== DATA LISTING ==
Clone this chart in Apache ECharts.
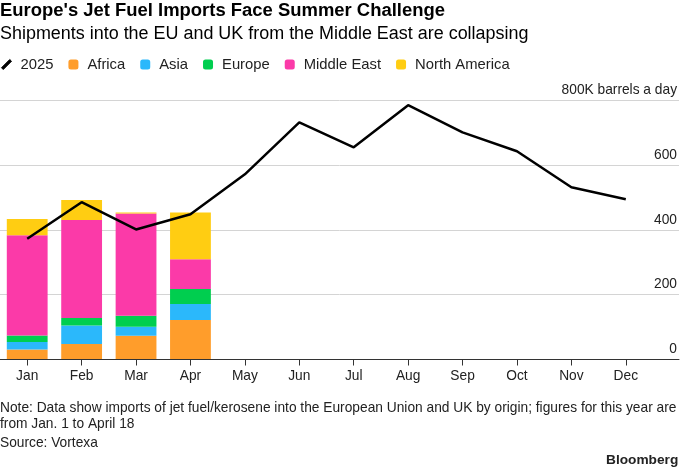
<!DOCTYPE html>
<html><head><meta charset="utf-8">
<style>html,body{margin:0;padding:0;background:#fff}#c{width:680px;height:471px}</style>
<script src="https://cdn.jsdelivr.net/npm/echarts@6/dist/echarts.min.js"></script></head>
<body><div id="c"></div>
<script>
const months=['Jan','Feb','Mar','Apr','May','Jun','Jul','Aug','Sep','Oct','Nov','Dec'];
const line2025=[372,485,401,448,571,731,654,784,700,642,531,494];
const africa=[31,48,73,122];
const asia=[23,57,28,49];
const europe=[20,23,34,46];
const middleEast=[309,302,315,92];
const northAmerica=[50,62,3,144];
const yTicks=[0,200,400,600,800];
const FONT='"Liberation Sans", Arial, sans-serif';
const bar=(name,data,color)=>({name,type:'bar',stack:'s',data,barWidth:'75%',itemStyle:{color},animation:false,z:2,xAxisIndex:0,yAxisIndex:0});
const txt=(text,left,top,size,weight,color,lh)=>({text,left,top,padding:0,textStyle:{fontFamily:FONT,fontSize:size,fontWeight:weight||'normal',color:color||'#000',lineHeight:lh||size+4}});
const chart=echarts.init(document.getElementById('c'),null,{renderer:'canvas'});
chart.setOption({
  animation:false,
  backgroundColor:'#fff',
  title:[
    txt("Europe's Jet Fuel Imports Face Summer Challenge",0,0,18.45,'bold'),
    txt('Shipments into the EU and UK from the Middle East are collapsing',0,23,17.95),
    txt('Note: Data show imports of jet fuel/kerosene into the European Union and UK by origin; figures for this year are\nfrom Jan. 1 to April 18',0,400,13.75,'normal','#222',16),
    txt('Source: Vortexa',0,435,13.75,'normal','#222',16),
    txt('Bloomberg',606,451,13.7,'bold','#222')
  ],
  legend:{
    left:1,top:57,padding:0,itemGap:15,itemWidth:10,itemHeight:10,
    textStyle:{fontFamily:FONT,fontSize:14.8,color:'#222',padding:[0,0,0,4]},
    data:[
      {name:'2025',icon:'path://M0 9.5 L2 11.5 L11.5 2 L9.5 0 Z',itemStyle:{color:'#000',borderColor:'#000',borderWidth:1}},
      {name:'Africa',icon:'roundRect'},{name:'Asia',icon:'roundRect'},{name:'Europe',icon:'roundRect'},{name:'Middle East',icon:'roundRect'},{name:'North America',icon:'roundRect'}
    ]
  },
  grid:[
    {left:0,width:653,top:100,bottom:111.5},
    {left:0,width:680,top:100,bottom:111.5}
  ],
  xAxis:[
    {gridIndex:0,type:'category',data:months,
      axisLine:{lineStyle:{color:'#333',width:1}},
      axisTick:{show:true,alignWithLabel:true,length:6,lineStyle:{color:'#333'}},
      axisLabel:{interval:0,margin:10,fontFamily:FONT,fontSize:13.75,color:'#222'},z:5},
    {gridIndex:1,type:'value',min:0,max:1,
      axisLine:{show:true,onZero:false,lineStyle:{color:'#333',width:1}},
      axisTick:{show:false},axisLabel:{show:false},splitLine:{show:false},z:5}
  ],
  yAxis:[
    {gridIndex:0,type:'value',min:yTicks[0],max:yTicks[4],interval:200,show:false,splitLine:{show:false}},
    {gridIndex:1,type:'value',position:'right',min:yTicks[0],max:yTicks[4],interval:200,
      axisLine:{show:false},axisTick:{show:false},
      splitLine:{lineStyle:{color:'#d4d4d4',width:1}},
      axisLabel:{inside:true,margin:2,verticalAlign:'bottom',padding:[0,0,3,0],fontFamily:FONT,fontSize:13.75,color:'#222',
        formatter:v=>v===800?'800K barrels a day':String(v)}}
  ],
  series:[
    bar('Africa',africa,'#ff9d2b'),
    bar('Asia',asia,'#2bb8fb'),
    bar('Europe',europe,'#00ce4f'),
    bar('Middle East',middleEast,'#fb3aa8'),
    bar('North America',northAmerica,'#ffcd12'),
    {name:'2025',type:'line',xAxisIndex:0,yAxisIndex:0,data:line2025,symbol:'none',showSymbol:false,lineStyle:{color:'#000',width:2.5},itemStyle:{color:'#000'},z:6,animation:false}
  ]
});
</script></body></html>
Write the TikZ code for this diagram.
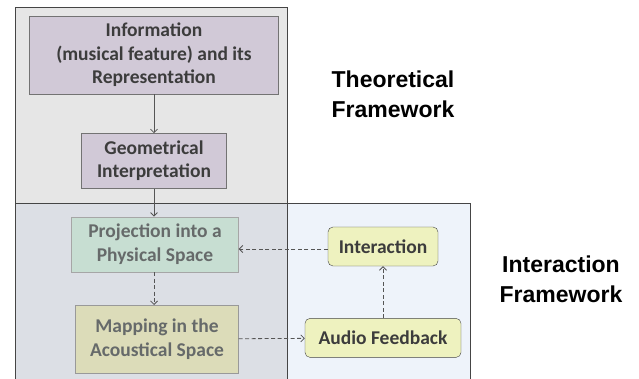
\documentclass[tikz,border=0pt]{standalone}
\usepackage{fontspec}
\setmainfont{Carlito}
\newfontfamily\headfont{Liberation Sans}
\usetikzlibrary{positioning,arrows.meta}

\definecolor{theorybg}{HTML}{E6E6E6}
\definecolor{projbg}{HTML}{DCDFE5}
\definecolor{interbg}{HTML}{EEF3FA}
\definecolor{framecol}{HTML}{454545}
\definecolor{lilac}{HTML}{D1C9D7}
\definecolor{mint}{HTML}{C7DED2}
\definecolor{khaki}{HTML}{DCDCB9}
\definecolor{lemon}{HTML}{EEF2BF}
\definecolor{darktext}{HTML}{3C3C3C}
\definecolor{fadetext}{HTML}{666A6A}
\definecolor{arrowcol}{HTML}{555555}

\tikzset{
  box/.style={draw=black!55,align=center,inner sep=0pt,
    font=\bfseries\fontsize{19.5}{23.5}\selectfont},
  roundbox/.style={box,draw=framecol,rounded corners=5pt,fill=lemon,text=darktext},
  arr/.style={arrowcol,line width=0.8pt,-{Straight Barb[length=3.5pt,width=7pt]}},
  dasharr/.style={arr,dash pattern=on 4pt off 2.5pt},
  headline/.style={align=center,font=\headfont\bfseries\fontsize{23}{30}\selectfont}
}

\begin{document}
\begin{tikzpicture}[x=1pt,y=-1pt]
\useasboundingbox (0,0) rectangle (639,379);
% frames
\draw[framecol,line width=0.8pt,fill=theorybg] (15,7) rectangle (287,203);
\draw[framecol,line width=0.8pt,fill=projbg] (15,203) rectangle (287,390);
\draw[framecol,line width=0.8pt,fill=interbg] (287,203) rectangle (470,390);

\node[box,fill=lilac,text=darktext,minimum width=249pt,minimum height=78pt] (info) at (154,55)
  {Information\\(musical feature) and its\\Representation};
\node[box,fill=lilac,text=darktext,minimum width=145pt,minimum height=55pt] (geo)[below=39pt of info]
  {Geometrical\\Interpretation};
\node[box,fill=mint,draw=black!35,text=fadetext,minimum width=167pt,minimum height=55pt] (proj)[below=28pt of geo,xshift=1pt]
  {Projection into a\\Physical Space};
\node[box,fill=khaki,draw=black!40,text=fadetext,minimum width=163pt,minimum height=68pt] (map)[below=33pt of proj,xshift=2pt]
  {Mapping in the\\Acoustical Space};
\node[roundbox,minimum width=110pt,minimum height=39pt] (inter) at (383,246.5) {Interaction};
\node[roundbox,minimum width=156pt,minimum height=39pt] (audio)[below=52pt of inter] {Audio Feedback};

\node[headline] (theo) at (393,94) {Theoretical\\Framework};
\node[headline] (iframe) at (561,279) {Interaction\\Framework};

\draw[arr] (info) -- (geo);
\draw[arr] (geo.south) -- (geo.south |- proj.north);
\draw[dasharr] (proj.south -| geo.south) -- (geo.south |- map.north);
\draw[dasharr] (map) -- (audio);
\draw[dasharr] (audio) -- (inter);
\draw[dasharr] ([yshift=-2.5pt]inter.west) -- ([yshift=-2.5pt]inter.west -| proj.east);
\end{tikzpicture}
\end{document}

== PROBLEM DESCRIPTION ==
Which lines in the data above contain "this"? Show each one.

== EXPECTED OUTPUT ==
Clone this chart in Apache ECharts.
    txt('Note: Data show imports of jet fuel/kerosene into the European Union and UK by origin; figures for this year are\nfrom Jan. 1 to April 18',0,400,13.75,'normal','#222',16),
Write the TikZ code for this diagram.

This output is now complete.